**Provided material**
++++++++++

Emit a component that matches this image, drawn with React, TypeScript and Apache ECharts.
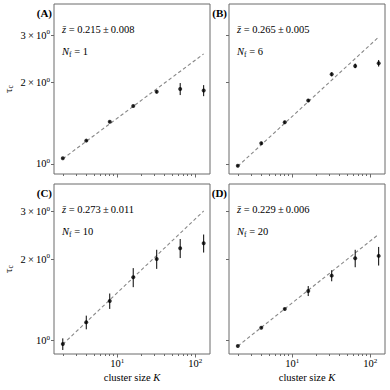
import React, { useEffect, useRef } from "react";
import * as echarts from "echarts";

// ---- data ----
const clusterSizes = [2, 4, 8, 16, 32, 64, 128];

const tauA = [1.05, 1.22, 1.434, 1.64, 1.85, 1.896, 1.87];
const errA = [0.005, 0.01, 0.01, 0.011, 0.024, 0.097, 0.088];

const tauB = [0.985, 1.193, 1.427, 1.717, 2.148, 2.307, 2.36];
const errB = [0.008, 0.015, 0.018, 0.022, 0.037, 0.045, 0.066];

const tauC = [0.972, 1.17, 1.403, 1.717, 2.007, 2.2, 2.295];
const errC = [0.048, 0.068, 0.092, 0.139, 0.163, 0.178, 0.176];

const tauD = [0.956, 1.117, 1.31, 1.528, 1.741, 2.02, 2.06];
const errD = [0.004, 0.007, 0.009, 0.065, 0.082, 0.15, 0.163];

const panelTags = ["(A)", "(B)", "(C)", "(D)"];
const zMean = ["0.215", "0.265", "0.273", "0.229"];
const zErr = ["0.008", "0.005", "0.011", "0.006"];
const nFilters = [1, 6, 10, 20];
const zSlope = [0.215, 0.265, 0.273, 0.229];
const fitAtK2 = [1.045, 0.98, 0.97, 0.955];
const fitK = [2, 128];

const xMajorTicks = [10, 100];
const xMinorTicks = [2, 3, 4, 5, 6, 7, 8, 9, 20, 30, 40, 50, 60, 70, 80, 90];
const yTicks = [1, 2, 3];

const xRange = [1.543, 154.3];
const yRangeTop = [0.918, 3.91];
const yRangeBottom = [0.893, 3.8];

const tauSets = [tauA, tauB, tauC, tauD];
const errSets = [errA, errB, errC, errD];

// ---- layout / style ----
const FONT = "Liberation Serif";
const GRIDS = [
  { left: 54, top: 4, width: 156, height: 170 },
  { left: 229, top: 4, width: 156, height: 170 },
  { left: 54, top: 184, width: 156, height: 170 },
  { left: 229, top: 184, width: 156, height: 170 },
];
const FRAME = "#6a6a6a";
const lg = Math.log10;

const supRich = {
  s: { fontFamily: FONT, fontSize: 7, verticalAlign: "top", lineHeight: 8, color: "#000" },
};
const subRich = {
  b: { fontFamily: FONT, fontSize: 7.5, verticalAlign: "bottom", lineHeight: 8, color: "#000" },
};

export default function App() {
  const ref = useRef<HTMLDivElement>(null);

  useEffect(() => {
    if (!ref.current) return;
    const chart = echarts.init(ref.current, undefined, { renderer: "svg" });

    const xAxes: any[] = [];
    const yAxes: any[] = [];
    const series: any[] = [];
    const graphics: any[] = [];

    for (let i = 0; i < 4; i++) {
      const bottomRow = i >= 2;
      const leftCol = i % 2 === 0;
      const yr = bottomRow ? yRangeBottom : yRangeTop;
      xAxes.push({
        type: "value",
        gridIndex: i,
        position: "bottom",
        min: lg(xRange[0]),
        max: lg(xRange[1]),
        axisLine: { show: false, onZero: false },
        splitLine: { show: false },
        axisTick: {
          show: true,
          customValues: xMajorTicks.map(lg),
          length: 3.5,
          lineStyle: { color: FRAME, width: 1 },
        },
        axisLabel: {
          show: bottomRow,
          customValues: xMajorTicks.map(lg),
          formatter: (v: number) => "10{s|" + Math.round(v) + "}",
          fontFamily: FONT,
          fontSize: 10.5,
          lineHeight: 13,
          color: "#000",
          margin: 3,
          rich: supRich,
        },
        name: bottomRow ? "cluster size {i|K}" : "",
        nameLocation: "middle",
        nameGap: 18,
        nameTextStyle: {
          fontFamily: FONT,
          fontSize: 10.5,
          color: "#000",
          rich: { i: { fontFamily: FONT, fontSize: 10.5, fontStyle: "italic", color: "#000" } },
        },
      });
      xAxes.push({
        type: "value",
        gridIndex: i,
        position: "bottom",
        min: lg(xRange[0]),
        max: lg(xRange[1]),
        axisLine: { show: false, onZero: false },
        splitLine: { show: false },
        axisLabel: { show: false },
        axisTick: {
          show: true,
          customValues: xMinorTicks.map(lg),
          length: 2,
          lineStyle: { color: FRAME, width: 1 },
        },
      });
      yAxes.push({
        type: "value",
        gridIndex: i,
        position: "left",
        min: lg(yr[0]),
        max: lg(yr[1]),
        axisLine: { show: false, onZero: false },
        splitLine: { show: false },
        axisTick: {
          show: true,
          customValues: yTicks.map(lg),
          length: 3,
          lineStyle: { color: FRAME, width: 1 },
        },
        axisLabel: {
          show: leftCol,
          customValues: yTicks.map(lg),
          formatter: (v: number) => {
            const m = Math.round(Math.pow(10, v));
            return m === 1 ? "10{s|0}" : m + "\u2009×\u200910{s|0}";
          },
          fontFamily: FONT,
          fontSize: 10.5,
          lineHeight: 13,
          color: "#000",
          margin: 4,
          rich: supRich,
        },
        name: leftCol ? "τ{b|c}" : "",
        nameLocation: "middle",
        nameGap: 40,
        nameRotate: 90,
        nameTextStyle: {
          fontFamily: FONT,
          fontSize: 11,
          lineHeight: 13,
          color: "#000",
          rich: subRich,
        },
      });

      const xi = i * 2;
      const tau = tauSets[i];
      const err = errSets[i];
      series.push({
        type: "line",
        xAxisIndex: xi,
        yAxisIndex: i,
        silent: true,
        symbol: "none",
        z: 1,
        lineStyle: { color: "#888", width: 1.1, type: [3.5, 2.5] },
        data: fitK.map((k) => [lg(k), lg(fitAtK2[i]) + zSlope[i] * lg(k / 2)]),
      });
      series.push({
        type: "custom",
        xAxisIndex: xi,
        yAxisIndex: i,
        coordinateSystem: "cartesian2d",
        silent: true,
        z: 3,
        encode: { x: 0, y: [1, 2] },
        data: clusterSizes.map((k, j) => [lg(k), lg(tau[j] - err[j]), lg(tau[j] + err[j])]),
        renderItem: (_p: any, api: any) => {
          const a = api.coord([api.value(0), api.value(1)]);
          const b = api.coord([api.value(0), api.value(2)]);
          return {
            type: "line",
            shape: { x1: a[0], y1: a[1], x2: b[0], y2: b[1] },
            style: { stroke: "#000", lineWidth: 1 },
          };
        },
      });
      series.push({
        type: "scatter",
        xAxisIndex: xi,
        yAxisIndex: i,
        silent: true,
        z: 4,
        symbol: "circle",
        symbolSize: 4,
        itemStyle: { color: "#000" },
        data: clusterSizes.map((k, j) => [lg(k), lg(tau[j])]),
      });

      const g = GRIDS[i];
      graphics.push({
        type: "text",
        x: g.left - 2,
        y: g.top + 9,
        style: {
          text: panelTags[i],
          fontFamily: FONT,
          fontSize: 11,
          fontWeight: "bold",
          fill: "#000",
          align: "right",
          verticalAlign: "middle",
        },
      });
      graphics.push({
        type: "text",
        x: g.left + 8,
        y: g.top + 25,
        style: {
          text: "{i|z\u0304} = " + zMean[i] + "\u2009±\u2009" + zErr[i],
          fontFamily: FONT,
          fontSize: 10.5,
          fill: "#000",
          align: "left",
          verticalAlign: "middle",
          rich: { i: { fontFamily: FONT, fontSize: 10.5, fontStyle: "italic", fill: "#000" } },
        },
      });
      graphics.push({
        type: "text",
        x: g.left + 8,
        y: g.top + 47,
        style: {
          text: "{i|N}{b|f} = " + nFilters[i],
          fontFamily: FONT,
          fontSize: 10.5,
          lineHeight: 14,
          fill: "#000",
          align: "left",
          verticalAlign: "middle",
          rich: {
            i: { fontFamily: FONT, fontSize: 10.5, fontStyle: "italic", lineHeight: 14, fill: "#000" },
            b: { fontFamily: FONT, fontSize: 7.5, verticalAlign: "bottom", lineHeight: 8, fill: "#000" },
          },
        },
      });
    }

    chart.setOption({
      animation: false,
      backgroundColor: "#fff",
      textStyle: { fontFamily: FONT },
      grid: GRIDS.map((g) => ({
        ...g,
        show: true,
        borderColor: FRAME,
        borderWidth: 1,
        backgroundColor: "transparent",
        containLabel: false,
      })),
      xAxis: xAxes,
      yAxis: yAxes,
      series,
      graphic: graphics,
    });

    return () => chart.dispose();
  }, []);

  return (
    <div
      ref={ref}
      style={{ position: "absolute", left: 0, top: 0, width: 390, height: 390 }}
    />
  );
}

++++++++++

**Set problem**
Repeat the listing above up to and including the line with "const errA = [0.005, 0.01, 0.01, 0.011, 0.024, 0.097, 0.088];", starting from its first line. Drop any pictures.

**Exercise answer**
Emit a component that matches this image, drawn with React, TypeScript and Apache ECharts.
import React, { useEffect, useRef } from "react";
import * as echarts from "echarts";

// ---- data ----
const clusterSizes = [2, 4, 8, 16, 32, 64, 128];

const tauA = [1.05, 1.22, 1.434, 1.64, 1.85, 1.896, 1.87];
const errA = [0.005, 0.01, 0.01, 0.011, 0.024, 0.097, 0.088];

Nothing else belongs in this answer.